(Rows from a dataset of charts and code)

------

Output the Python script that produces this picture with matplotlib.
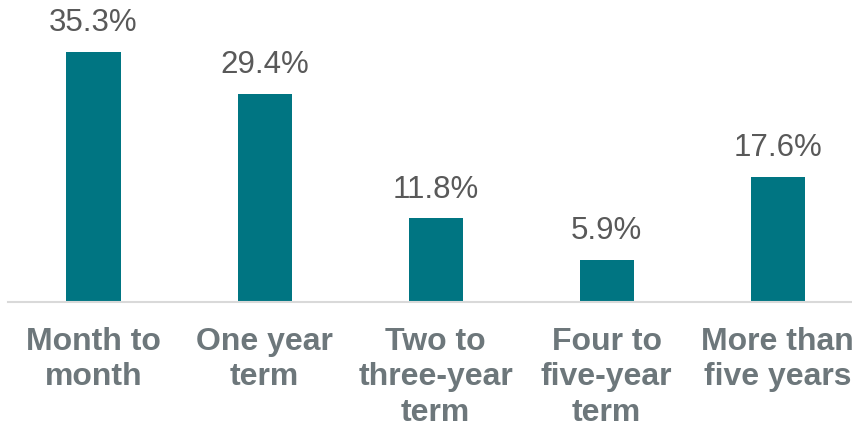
import numpy as np
import matplotlib
matplotlib.use('Agg')
import matplotlib.pyplot as plt

plt.rcParams['font.family'] = ['Liberation Sans', 'DejaVu Sans']

categories = ['Month to\nmonth', 'One year\nterm', 'Two to\nthree-year\nterm',
              'Four to\nfive-year\nterm', 'More than\nfive years']
values = [35.3, 29.4, 11.8, 5.9, 17.6]

bar_color = '#007582'
fig = plt.figure(figsize=(8.53, 4.29), dpi=100)
ax = fig.add_axes([8/853, (429-302)/429, (853-8)/853, 302/429])

x = np.arange(len(categories))
ax.bar(x, values, width=0.316, color=bar_color)
for xi, v in zip(x, values):
    ax.annotate(f'{v:.1f}%', (xi, v), xytext=(0, 10), textcoords='offset points',
                ha='center', va='bottom', fontsize=22.5, color='#595959')

ax.set_xlim(-0.5, 4.44)
ax.set_ylim(0, 42.65)
ax.set_xticks(x)
ax.set_xticklabels(categories, fontsize=23, fontweight='bold', color='#6d777b',
                   linespacing=1.23)
ax.tick_params(axis='x', length=0, pad=18)
ax.set_yticks([])
for s in ['top', 'right', 'left']:
    ax.spines[s].set_visible(False)
ax.spines['bottom'].set_color('#d9d9d9')
ax.spines['bottom'].set_linewidth(1.5)

plt.savefig('out.png', dpi=100)
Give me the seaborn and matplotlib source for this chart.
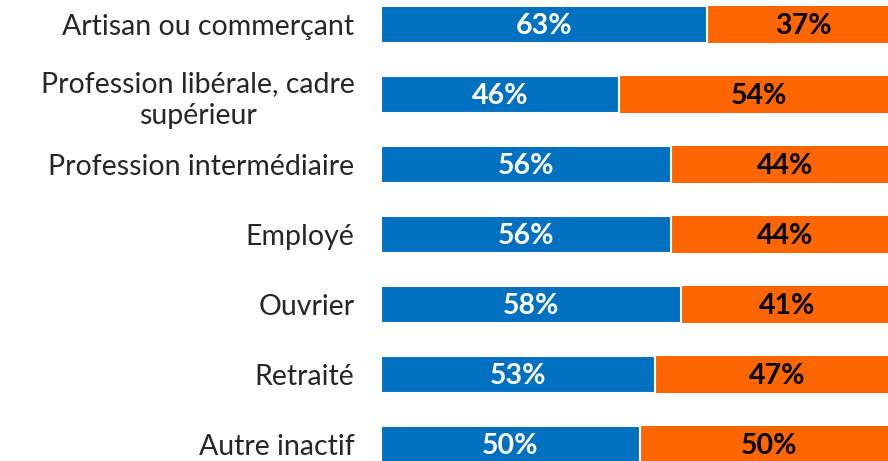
import matplotlib
matplotlib.use('Agg')
import matplotlib.pyplot as plt
import seaborn as sns
import pandas as pd

categories = ['Artisan ou commerçant', 'Profession libérale, cadre\nsupérieur',
              'Profession intermédiaire', 'Employé', 'Ouvrier', 'Retraité', 'Autre inactif']
blue_vals = [63, 46, 56, 56, 58, 53, 50]
orange_vals = [37, 54, 44, 44, 41, 47, 50]

BLUE = '#0070C0'
ORANGE = '#FF6600'

sns.set_style('white')
plt.rcParams['font.family'] = ['Lato', 'DejaVu Sans']

df = pd.DataFrame({'cat': categories, 'blue': blue_vals, 'orange': orange_vals})
df['total'] = df['blue'] + df['orange']

fig = plt.figure(figsize=(8.88, 4.61), dpi=100)
ax = fig.add_axes([381 / 888, 0, 1 - 381 / 888, 1])

# orange drawn as full length underneath, blue on top with a white edge for the gap
sns.barplot(data=df, y='cat', x='total', color=ORANGE, saturation=1, width=0.54,
            edgecolor='white', linewidth=0, orient='h', ax=ax)
sns.barplot(data=df, y='cat', x='blue', color=BLUE, saturation=1, width=0.54,
            edgecolor='white', linewidth=1.5, orient='h', ax=ax)

for i, (b, o) in enumerate(zip(blue_vals, orange_vals)):
    ax.text(b / 2, i + 0.02, f'{b}%', ha='center', va='center', color='white',
            fontsize=20.5, fontweight='bold')
    ax.text(b + o / 2, i + 0.02, f'{o}%', ha='center', va='center', color='black',
            fontsize=20.5, fontweight='bold')

ax.set_xlim(0, 97.9)
ax.set_ylim(6 + 0.236, -0.35)
ax.set_xlabel('')
ax.set_ylabel('')
ax.set_xticks([])
ax.tick_params(axis='y', length=0, pad=19, labelsize=20.5)
for lab in ax.get_yticklabels():
    lab.set_multialignment('center')
    lab.set_linespacing(1.3)
sns.despine(ax=ax, left=True, bottom=True, top=True, right=True)

fig.savefig('out.png', dpi=100)
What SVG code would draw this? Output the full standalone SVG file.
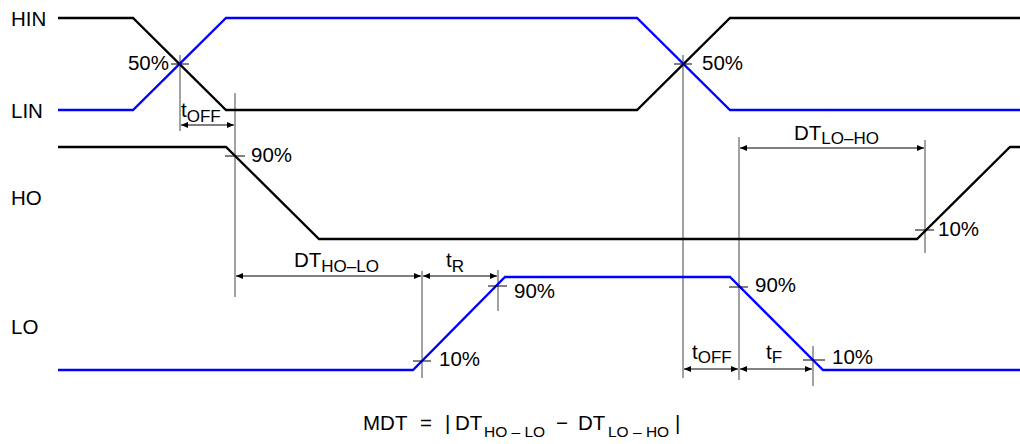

------

§ **JOB**
Omit the pictures and output all of the other material exactly.

§ **REPLY**
Output the Python script that produces this picture with matplotlib.
import numpy as np
import matplotlib
matplotlib.use('Agg')
import matplotlib.pyplot as plt

plt.rcParams['font.family'] = ['Liberation Sans', 'DejaVu Sans']

categories = ['Month to\nmonth', 'One year\nterm', 'Two to\nthree-year\nterm',
              'Four to\nfive-year\nterm', 'More than\nfive years']
values = [35.3, 29.4, 11.8, 5.9, 17.6]

bar_color = '#007582'
fig = plt.figure(figsize=(8.53, 4.29), dpi=100)
ax = fig.add_axes([8/853, (429-302)/429, (853-8)/853, 302/429])

x = np.arange(len(categories))
ax.bar(x, values, width=0.316, color=bar_color)
for xi, v in zip(x, values):
    ax.annotate(f'{v:.1f}%', (xi, v), xytext=(0, 10), textcoords='offset points',
                ha='center', va='bottom', fontsize=22.5, color='#595959')

ax.set_xlim(-0.5, 4.44)
ax.set_ylim(0, 42.65)
ax.set_xticks(x)
ax.set_xticklabels(categories, fontsize=23, fontweight='bold', color='#6d777b',
                   linespacing=1.23)
ax.tick_params(axis='x', length=0, pad=18)
ax.set_yticks([])
for s in ['top', 'right', 'left']:
    ax.spines[s].set_visible(False)
ax.spines['bottom'].set_color('#d9d9d9')
ax.spines['bottom'].set_linewidth(1.5)

plt.savefig('out.png', dpi=100)
Give me the seaborn and matplotlib source for this chart.
import matplotlib
matplotlib.use('Agg')
import matplotlib.pyplot as plt
import seaborn as sns
import pandas as pd

categories = ['Artisan ou commerçant', 'Profession libérale, cadre\nsupérieur',
              'Profession intermédiaire', 'Employé', 'Ouvrier', 'Retraité', 'Autre inactif']
blue_vals = [63, 46, 56, 56, 58, 53, 50]
orange_vals = [37, 54, 44, 44, 41, 47, 50]

BLUE = '#0070C0'
ORANGE = '#FF6600'

sns.set_style('white')
plt.rcParams['font.family'] = ['Lato', 'DejaVu Sans']

df = pd.DataFrame({'cat': categories, 'blue': blue_vals, 'orange': orange_vals})
df['total'] = df['blue'] + df['orange']

fig = plt.figure(figsize=(8.88, 4.61), dpi=100)
ax = fig.add_axes([381 / 888, 0, 1 - 381 / 888, 1])

# orange drawn as full length underneath, blue on top with a white edge for the gap
sns.barplot(data=df, y='cat', x='total', color=ORANGE, saturation=1, width=0.54,
            edgecolor='white', linewidth=0, orient='h', ax=ax)
sns.barplot(data=df, y='cat', x='blue', color=BLUE, saturation=1, width=0.54,
            edgecolor='white', linewidth=1.5, orient='h', ax=ax)

for i, (b, o) in enumerate(zip(blue_vals, orange_vals)):
    ax.text(b / 2, i + 0.02, f'{b}%', ha='center', va='center', color='white',
            fontsize=20.5, fontweight='bold')
    ax.text(b + o / 2, i + 0.02, f'{o}%', ha='center', va='center', color='black',
            fontsize=20.5, fontweight='bold')

ax.set_xlim(0, 97.9)
ax.set_ylim(6 + 0.236, -0.35)
ax.set_xlabel('')
ax.set_ylabel('')
ax.set_xticks([])
ax.tick_params(axis='y', length=0, pad=19, labelsize=20.5)
for lab in ax.get_yticklabels():
    lab.set_multialignment('center')
    lab.set_linespacing(1.3)
sns.despine(ax=ax, left=True, bottom=True, top=True, right=True)

fig.savefig('out.png', dpi=100)
What SVG code would draw this? Output the full standalone SVG file.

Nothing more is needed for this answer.